Practically every person who is too heavy has met at least one weight bully in their life. That's the person who has no idea what it's like to be considered larger than the "average" person and proceeds to tell them that they should lose some weight, for their own good, of course.
Here's a surprise to all those people who have the audacity to interfere in another's personal business; heavy people know they might be large, and they do not need some know-it-all to tell them what to do!
Take the story of Wisconsin news anchor Jennifer Livingston. When she received an email from a viewer criticizing her weight, she didn't think too much of it. But then she thought about her daughters, other children, and viewers who might not be as emotionally strong as she is.
ABC Action News reports that on Tuesday, Livingston responded with a 4-minute segment on WKBT-TV in La Crosse, calling the man a bully.

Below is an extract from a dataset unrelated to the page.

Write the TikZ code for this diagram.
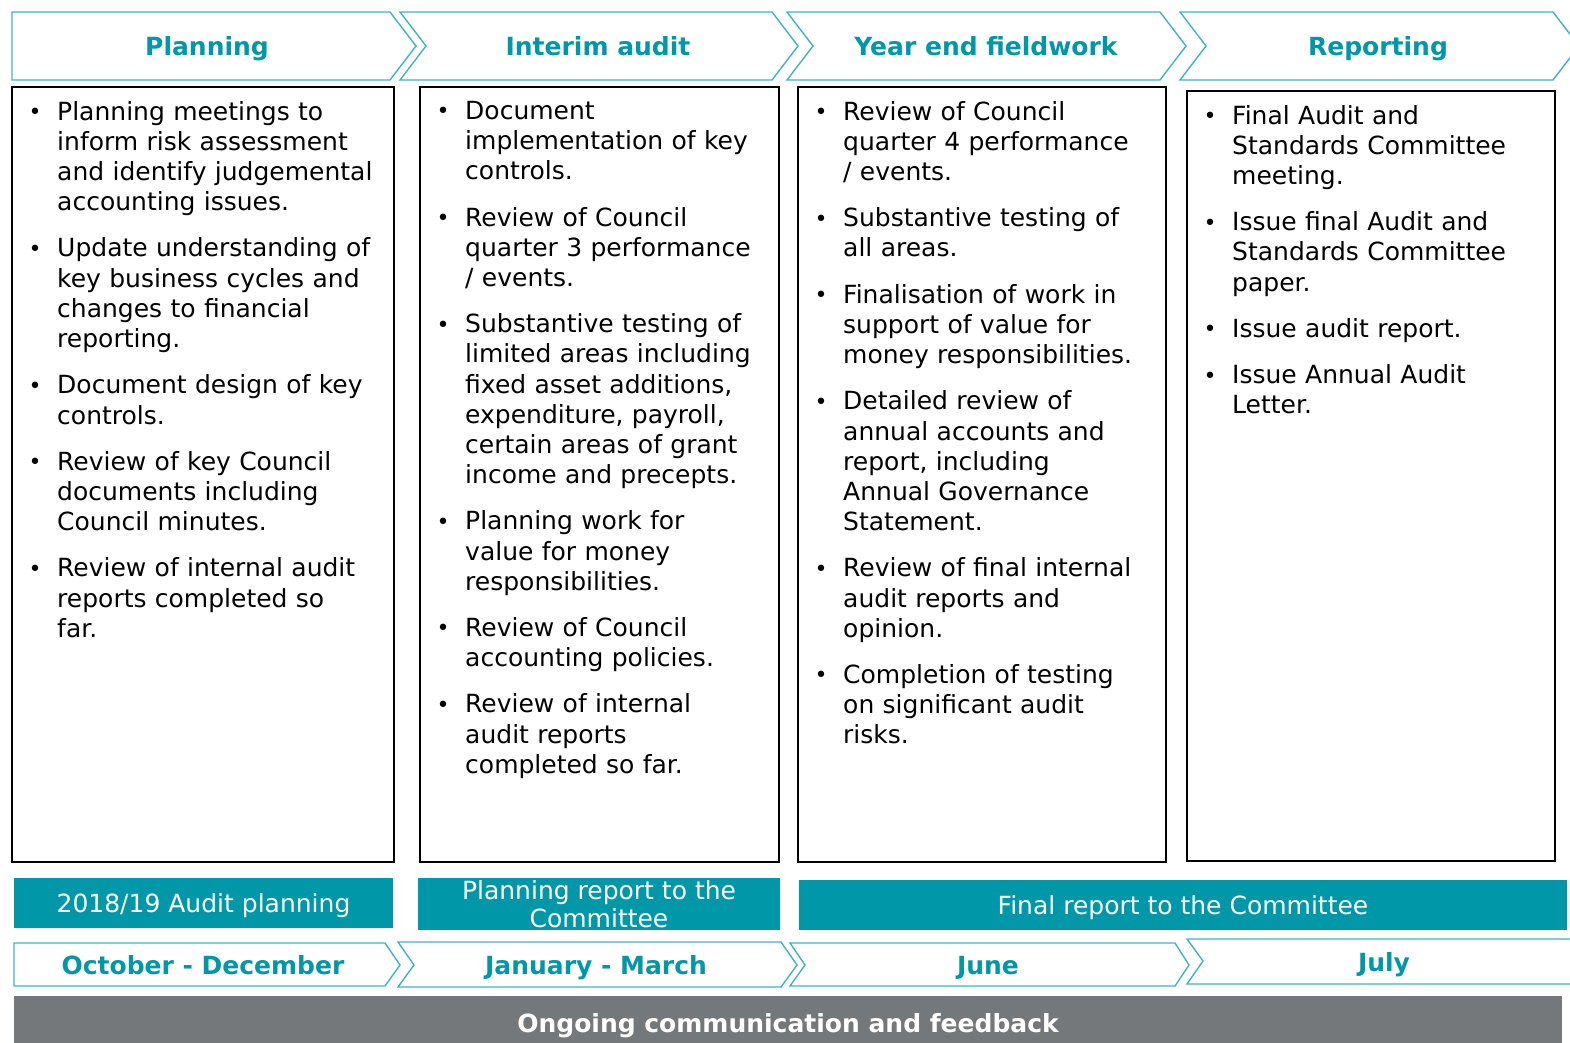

She said, among other things, that viewers should not allow such people to define their self-worth.
The viewer who sent the email, Kenneth Krause, wrote that he "was surprised to see her physical condition hadn't improved for years and hopes that Livingston doesn't consider herself a suitable example for young people, especially girls." Of course, this know-it-all claims that his emails have nothing to do with bullying. It's not? Then why is he pushing his opinion on Livingston? Was he asked for it? Is any of this his business?
"It's not what this one particular man said to me," Livingston said. "It's the reaction that what I am saying back to him and bullies everywhere."

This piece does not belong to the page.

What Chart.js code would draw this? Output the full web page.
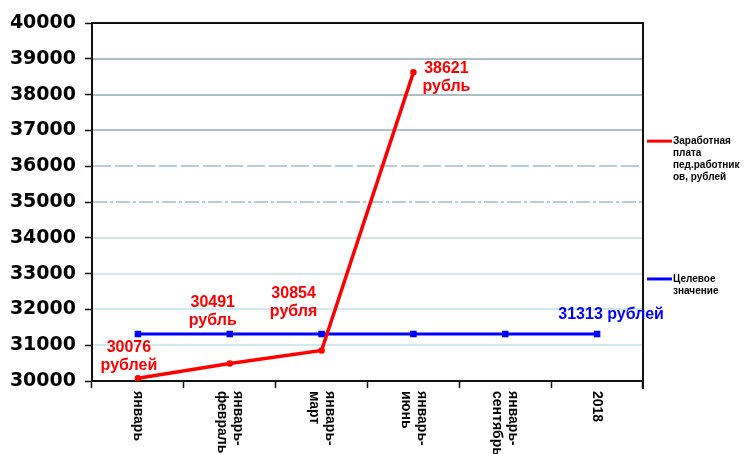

In his first email to Livingston, Krause wrote that "obesity is one of the worst choices a person can make," then told Livingston to "reconsider your responsibility to present and promote a healthy lifestyle."
Here's another news flash for you, Mr. Krause, obesity is not a choice! As if overweight people enjoy walking down a street, minding their own business and hearing insults flung at them by total strangers, being discriminated against because of what they look like, having people believe that they're obligated to send unwanted emails to others, and worse, claiming that they're criticizing obese people to help them get healthier. All of this is nothing more than an excuse to make themselves feel better by belittling someone else.

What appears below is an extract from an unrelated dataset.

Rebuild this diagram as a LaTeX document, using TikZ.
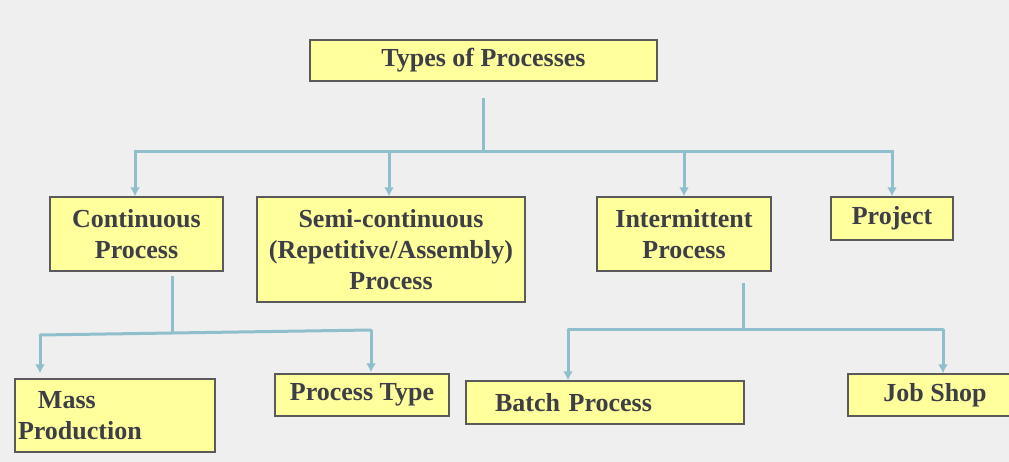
\documentclass[tikz,border=0pt]{standalone}
\usepackage{fontspec}
\setmainfont{Liberation Serif}
\usetikzlibrary{arrows.meta,calc}

\definecolor{paper}{HTML}{EFEFEF}
\definecolor{boxfill}{HTML}{FFFF9C}
\definecolor{boxline}{HTML}{5A5A5A}
\definecolor{ink}{HTML}{3E3E48}
\definecolor{wire}{HTML}{8FBFCC}

\tikzset{
  box/.style={draw=boxline, line width=1.4pt, fill=boxfill, text=ink,
    font=\fontsize{26}{31}\selectfont\bfseries, inner sep=0pt,
    align=center, minimum width=#1},
  box/.default=100pt,
  link/.style={draw=wire, line width=3pt},
  arrowlink/.style={link, -{Latex[length=9pt,width=10pt]}}
}

\begin{document}
\begin{tikzpicture}[x=1pt, y=-1pt]
  \useasboundingbox (0,0) rectangle (1009,462);
  \fill[paper] (0,0) rectangle (1009,462);
  \clip (0,0) rectangle (1009,462);

  % boxes
  \node[box=347pt, minimum height=41pt] (top) at (483.5,60.5) {Types of Processes};

  \node[box=173pt, minimum height=74pt] (cont) at (136.5,234) {Continuous\\Process};
  \node[box=268pt, minimum height=105pt] (semi) at (391,249.5) {Semi-continuous\\(Repetitive/Assembly)\\Process};
  \node[box=174pt, minimum height=74pt] (inter) at (684,234) {Intermittent\\Process};
  \node[box=122pt, minimum height=43pt] (proj) at (892,218.5) {Project};

  \node[box=200pt, minimum height=73pt, align=left, text width=194pt, inner xsep=3pt] (mass) at (115,415.5)
    {\hspace{20pt}Mass\\Production};
  \node[box=174pt, minimum height=42pt] (ptype) at (362,395) {Process Type};
  \node[box=278pt, minimum height=43pt, align=left, text width=220pt, inner xsep=29pt] (batch) at (605,402.5)
    {Batch Process};
  \node[box=174pt, minimum height=42pt] (job) at (935,395) {Job Shop};

  % first level of the tree
  \coordinate (trunk) at ($(top.south)+(0,16)$);
  \coordinate (hub) at (trunk |- 0,152);
  \draw[link] (trunk) -- (hub);
  \coordinate (tc) at ($(cont.north)+(-1.5,0)$);
  \coordinate (ts) at ($(semi.north)+(-2,0)$);
  \draw[arrowlink] (hub) -| (tc);
  \draw[arrowlink] (hub) -| (ts);
  \draw[arrowlink] (hub) -| (inter.north);
  \draw[arrowlink] (hub) -| (proj.north);

  % branch under the continuous process
  \coordinate (cstem) at ($(cont.south)+(35.5,4)$);
  \coordinate (chub) at (172,333);
  \coordinate (cl) at (40,335);
  \coordinate (cr) at (371,330);
  \coordinate (tm) at (cl |- mass.north);
  \coordinate (tp) at (cr |- ptype.north);
  \draw[link] (cstem) -- (chub);
  \draw[link, line cap=round] (cl) -- (cr);
  \draw[arrowlink] (cl) -- ($(tm)+(0,-5)$);
  \draw[arrowlink] (cr) -- ($(tp)+(0,-1)$);

  % branch under the intermittent process
  \coordinate (istem) at (743,283);
  \coordinate (ihub) at (743,329);
  \coordinate (il) at (568,329);
  \coordinate (ir) at (943,329);
  \draw[link] (istem) -- (ihub);
  \draw[link, line cap=round] (il) -- (ir);
  \draw[arrowlink] (il) -- (il |- batch.north);
  \draw[arrowlink] (ir) -- (ir |- job.north);
\end{tikzpicture}
\end{document}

Livingston acknowledged she was overweight, but said the man's words were cruel. "To all of the children out there who feel lost, who are struggling with your weight, with the color of your skin, your sexual preference, your disability, even the acne on your face, listen to me right now: Do not let your self-worth be defined by bullies."
For every weight bully out there, take a long look in the mirror. Chances are very good that there are quite a few things that are far from perfect. One day the tables will be reversed, and the bully will be bullied by a person who thinks they are socially obligated to do so.